* What the exercise asks
Quote the whole listing exactly. Leave the pictures out of your copy.

--------------------

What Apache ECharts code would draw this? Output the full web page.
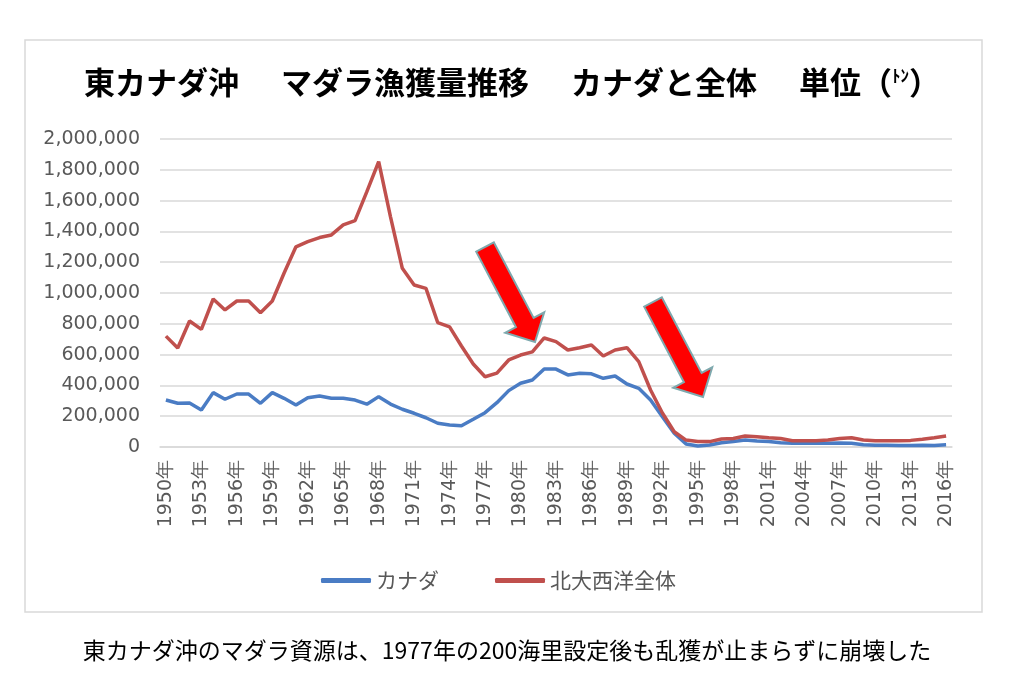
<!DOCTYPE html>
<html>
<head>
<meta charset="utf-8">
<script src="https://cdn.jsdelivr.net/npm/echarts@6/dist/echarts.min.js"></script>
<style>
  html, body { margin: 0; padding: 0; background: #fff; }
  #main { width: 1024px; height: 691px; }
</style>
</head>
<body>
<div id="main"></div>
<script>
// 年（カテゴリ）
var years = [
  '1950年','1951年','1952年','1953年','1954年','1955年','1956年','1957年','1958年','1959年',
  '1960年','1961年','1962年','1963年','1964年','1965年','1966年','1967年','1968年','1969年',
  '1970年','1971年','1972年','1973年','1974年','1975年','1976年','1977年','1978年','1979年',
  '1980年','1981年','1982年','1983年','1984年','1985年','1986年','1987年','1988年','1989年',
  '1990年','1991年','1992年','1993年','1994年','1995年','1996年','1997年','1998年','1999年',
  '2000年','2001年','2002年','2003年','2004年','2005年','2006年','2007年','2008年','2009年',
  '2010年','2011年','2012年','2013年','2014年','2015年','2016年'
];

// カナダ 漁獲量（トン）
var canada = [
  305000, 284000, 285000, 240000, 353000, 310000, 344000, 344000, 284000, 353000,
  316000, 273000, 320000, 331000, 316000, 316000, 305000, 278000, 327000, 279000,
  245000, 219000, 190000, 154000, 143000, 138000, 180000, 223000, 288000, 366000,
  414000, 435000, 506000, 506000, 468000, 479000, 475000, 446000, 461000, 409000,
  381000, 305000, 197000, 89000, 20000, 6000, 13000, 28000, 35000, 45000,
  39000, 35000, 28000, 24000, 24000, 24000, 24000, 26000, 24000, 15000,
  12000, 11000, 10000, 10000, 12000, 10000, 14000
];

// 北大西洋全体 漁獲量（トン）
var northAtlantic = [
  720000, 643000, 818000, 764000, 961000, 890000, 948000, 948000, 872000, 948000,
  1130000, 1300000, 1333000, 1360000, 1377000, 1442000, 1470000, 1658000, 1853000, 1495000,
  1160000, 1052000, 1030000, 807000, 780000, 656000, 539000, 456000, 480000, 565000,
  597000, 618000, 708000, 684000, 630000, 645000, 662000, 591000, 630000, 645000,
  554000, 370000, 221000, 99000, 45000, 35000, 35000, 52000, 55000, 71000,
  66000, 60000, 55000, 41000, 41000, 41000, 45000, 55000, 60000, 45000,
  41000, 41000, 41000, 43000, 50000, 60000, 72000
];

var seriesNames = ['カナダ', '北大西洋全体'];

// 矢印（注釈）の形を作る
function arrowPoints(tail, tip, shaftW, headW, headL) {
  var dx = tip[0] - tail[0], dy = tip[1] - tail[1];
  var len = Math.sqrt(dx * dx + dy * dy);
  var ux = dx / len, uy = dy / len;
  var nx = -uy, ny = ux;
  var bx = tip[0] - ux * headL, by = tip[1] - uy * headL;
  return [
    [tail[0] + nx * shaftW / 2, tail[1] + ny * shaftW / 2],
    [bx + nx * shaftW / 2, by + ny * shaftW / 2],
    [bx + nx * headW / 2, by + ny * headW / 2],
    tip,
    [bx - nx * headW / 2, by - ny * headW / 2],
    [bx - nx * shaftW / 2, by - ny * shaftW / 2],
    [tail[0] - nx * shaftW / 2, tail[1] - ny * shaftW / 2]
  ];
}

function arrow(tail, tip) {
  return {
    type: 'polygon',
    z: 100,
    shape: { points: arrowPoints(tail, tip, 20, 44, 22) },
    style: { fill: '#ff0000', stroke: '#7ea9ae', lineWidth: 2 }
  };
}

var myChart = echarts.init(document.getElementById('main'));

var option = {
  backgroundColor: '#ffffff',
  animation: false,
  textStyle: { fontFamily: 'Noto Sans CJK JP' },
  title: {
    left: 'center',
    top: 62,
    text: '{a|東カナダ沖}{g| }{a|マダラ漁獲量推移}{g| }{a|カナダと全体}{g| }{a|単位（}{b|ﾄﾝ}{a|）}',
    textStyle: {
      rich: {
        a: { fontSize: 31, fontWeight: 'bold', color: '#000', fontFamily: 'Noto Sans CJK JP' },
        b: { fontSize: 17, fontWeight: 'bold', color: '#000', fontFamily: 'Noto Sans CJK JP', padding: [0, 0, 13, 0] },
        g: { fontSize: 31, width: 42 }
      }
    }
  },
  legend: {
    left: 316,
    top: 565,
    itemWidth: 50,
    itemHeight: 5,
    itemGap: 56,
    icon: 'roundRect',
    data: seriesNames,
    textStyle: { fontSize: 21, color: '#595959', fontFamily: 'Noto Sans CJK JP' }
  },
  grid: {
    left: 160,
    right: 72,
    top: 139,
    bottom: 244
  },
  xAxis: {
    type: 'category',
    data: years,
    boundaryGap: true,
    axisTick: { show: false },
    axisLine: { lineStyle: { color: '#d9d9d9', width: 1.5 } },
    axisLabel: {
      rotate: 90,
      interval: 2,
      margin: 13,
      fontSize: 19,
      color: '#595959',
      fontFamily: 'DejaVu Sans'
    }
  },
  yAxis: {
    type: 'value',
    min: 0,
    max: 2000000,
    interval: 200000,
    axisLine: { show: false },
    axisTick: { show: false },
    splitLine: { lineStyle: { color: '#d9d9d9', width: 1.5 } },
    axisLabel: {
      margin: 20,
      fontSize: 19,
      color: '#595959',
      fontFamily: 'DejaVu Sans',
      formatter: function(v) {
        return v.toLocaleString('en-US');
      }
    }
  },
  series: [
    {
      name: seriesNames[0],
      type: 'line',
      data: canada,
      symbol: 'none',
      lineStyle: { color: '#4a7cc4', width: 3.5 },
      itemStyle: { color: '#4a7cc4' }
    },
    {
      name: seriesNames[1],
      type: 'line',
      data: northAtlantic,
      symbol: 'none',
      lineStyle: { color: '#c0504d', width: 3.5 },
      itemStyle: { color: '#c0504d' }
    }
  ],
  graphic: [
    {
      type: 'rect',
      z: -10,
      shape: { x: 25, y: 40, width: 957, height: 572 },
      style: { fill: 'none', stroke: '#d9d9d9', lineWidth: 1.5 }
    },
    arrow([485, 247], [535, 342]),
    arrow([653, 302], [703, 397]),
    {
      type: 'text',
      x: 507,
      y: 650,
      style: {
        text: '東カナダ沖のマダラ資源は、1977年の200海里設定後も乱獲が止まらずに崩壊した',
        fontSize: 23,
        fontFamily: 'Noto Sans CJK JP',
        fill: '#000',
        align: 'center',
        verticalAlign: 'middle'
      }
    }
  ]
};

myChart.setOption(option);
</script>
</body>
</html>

--------------------

* Problem solution
What Apache ECharts code would draw this? Output the full web page.
<!DOCTYPE html>
<html>
<head>
<meta charset="utf-8">
<script src="https://cdn.jsdelivr.net/npm/echarts@6/dist/echarts.min.js"></script>
<style>
  html, body { margin: 0; padding: 0; background: #fff; }
  #main { width: 1024px; height: 691px; }
</style>
</head>
<body>
<div id="main"></div>
<script>
// 年（カテゴリ）
var years = [
  '1950年','1951年','1952年','1953年','1954年','1955年','1956年','1957年','1958年','1959年',
  '1960年','1961年','1962年','1963年','1964年','1965年','1966年','1967年','1968年','1969年',
  '1970年','1971年','1972年','1973年','1974年','1975年','1976年','1977年','1978年','1979年',
  '1980年','1981年','1982年','1983年','1984年','1985年','1986年','1987年','1988年','1989年',
  '1990年','1991年','1992年','1993年','1994年','1995年','1996年','1997年','1998年','1999年',
  '2000年','2001年','2002年','2003年','2004年','2005年','2006年','2007年','2008年','2009年',
  '2010年','2011年','2012年','2013年','2014年','2015年','2016年'
];

// カナダ 漁獲量（トン）
var canada = [
  305000, 284000, 285000, 240000, 353000, 310000, 344000, 344000, 284000, 353000,
  316000, 273000, 320000, 331000, 316000, 316000, 305000, 278000, 327000, 279000,
  245000, 219000, 190000, 154000, 143000, 138000, 180000, 223000, 288000, 366000,
  414000, 435000, 506000, 506000, 468000, 479000, 475000, 446000, 461000, 409000,
  381000, 305000, 197000, 89000, 20000, 6000, 13000, 28000, 35000, 45000,
  39000, 35000, 28000, 24000, 24000, 24000, 24000, 26000, 24000, 15000,
  12000, 11000, 10000, 10000, 12000, 10000, 14000
];

// 北大西洋全体 漁獲量（トン）
var northAtlantic = [
  720000, 643000, 818000, 764000, 961000, 890000, 948000, 948000, 872000, 948000,
  1130000, 1300000, 1333000, 1360000, 1377000, 1442000, 1470000, 1658000, 1853000, 1495000,
  1160000, 1052000, 1030000, 807000, 780000, 656000, 539000, 456000, 480000, 565000,
  597000, 618000, 708000, 684000, 630000, 645000, 662000, 591000, 630000, 645000,
  554000, 370000, 221000, 99000, 45000, 35000, 35000, 52000, 55000, 71000,
  66000, 60000, 55000, 41000, 41000, 41000, 45000, 55000, 60000, 45000,
  41000, 41000, 41000, 43000, 50000, 60000, 72000
];

var seriesNames = ['カナダ', '北大西洋全体'];

// 矢印（注釈）の形を作る
function arrowPoints(tail, tip, shaftW, headW, headL) {
  var dx = tip[0] - tail[0], dy = tip[1] - tail[1];
  var len = Math.sqrt(dx * dx + dy * dy);
  var ux = dx / len, uy = dy / len;
  var nx = -uy, ny = ux;
  var bx = tip[0] - ux * headL, by = tip[1] - uy * headL;
  return [
    [tail[0] + nx * shaftW / 2, tail[1] + ny * shaftW / 2],
    [bx + nx * shaftW / 2, by + ny * shaftW / 2],
    [bx + nx * headW / 2, by + ny * headW / 2],
    tip,
    [bx - nx * headW / 2, by - ny * headW / 2],
    [bx - nx * shaftW / 2, by - ny * shaftW / 2],
    [tail[0] - nx * shaftW / 2, tail[1] - ny * shaftW / 2]
  ];
}

function arrow(tail, tip) {
  return {
    type: 'polygon',
    z: 100,
    shape: { points: arrowPoints(tail, tip, 20, 44, 22) },
    style: { fill: '#ff0000', stroke: '#7ea9ae', lineWidth: 2 }
  };
}

var myChart = echarts.init(document.getElementById('main'));

var option = {
  backgroundColor: '#ffffff',
  animation: false,
  textStyle: { fontFamily: 'Noto Sans CJK JP' },
  title: {
    left: 'center',
    top: 62,
    text: '{a|東カナダ沖}{g| }{a|マダラ漁獲量推移}{g| }{a|カナダと全体}{g| }{a|単位（}{b|ﾄﾝ}{a|）}',
    textStyle: {
      rich: {
        a: { fontSize: 31, fontWeight: 'bold', color: '#000', fontFamily: 'Noto Sans CJK JP' },
        b: { fontSize: 17, fontWeight: 'bold', color: '#000', fontFamily: 'Noto Sans CJK JP', padding: [0, 0, 13, 0] },
        g: { fontSize: 31, width: 42 }
      }
    }
  },
  legend: {
    left: 316,
    top: 565,
    itemWidth: 50,
    itemHeight: 5,
    itemGap: 56,
    icon: 'roundRect',
    data: seriesNames,
    textStyle: { fontSize: 21, color: '#595959', fontFamily: 'Noto Sans CJK JP' }
  },
  grid: {
    left: 160,
    right: 72,
    top: 139,
    bottom: 244
  },
  xAxis: {
    type: 'category',
    data: years,
    boundaryGap: true,
    axisTick: { show: false },
    axisLine: { lineStyle: { color: '#d9d9d9', width: 1.5 } },
    axisLabel: {
      rotate: 90,
      interval: 2,
      margin: 13,
      fontSize: 19,
      color: '#595959',
      fontFamily: 'DejaVu Sans'
    }
  },
  yAxis: {
    type: 'value',
    min: 0,
    max: 2000000,
    interval: 200000,
    axisLine: { show: false },
    axisTick: { show: false },
    splitLine: { lineStyle: { color: '#d9d9d9', width: 1.5 } },
    axisLabel: {
      margin: 20,
      fontSize: 19,
      color: '#595959',
      fontFamily: 'DejaVu Sans',
      formatter: function(v) {
        return v.toLocaleString('en-US');
      }
    }
  },
  series: [
    {
      name: seriesNames[0],
      type: 'line',
      data: canada,
      symbol: 'none',
      lineStyle: { color: '#4a7cc4', width: 3.5 },
      itemStyle: { color: '#4a7cc4' }
    },
    {
      name: seriesNames[1],
      type: 'line',
      data: northAtlantic,
      symbol: 'none',
      lineStyle: { color: '#c0504d', width: 3.5 },
      itemStyle: { color: '#c0504d' }
    }
  ],
  graphic: [
    {
      type: 'rect',
      z: -10,
      shape: { x: 25, y: 40, width: 957, height: 572 },
      style: { fill: 'none', stroke: '#d9d9d9', lineWidth: 1.5 }
    },
    arrow([485, 247], [535, 342]),
    arrow([653, 302], [703, 397]),
    {
      type: 'text',
      x: 507,
      y: 650,
      style: {
        text: '東カナダ沖のマダラ資源は、1977年の200海里設定後も乱獲が止まらずに崩壊した',
        fontSize: 23,
        fontFamily: 'Noto Sans CJK JP',
        fill: '#000',
        align: 'center',
        verticalAlign: 'middle'
      }
    }
  ]
};

myChart.setOption(option);
</script>
</body>
</html>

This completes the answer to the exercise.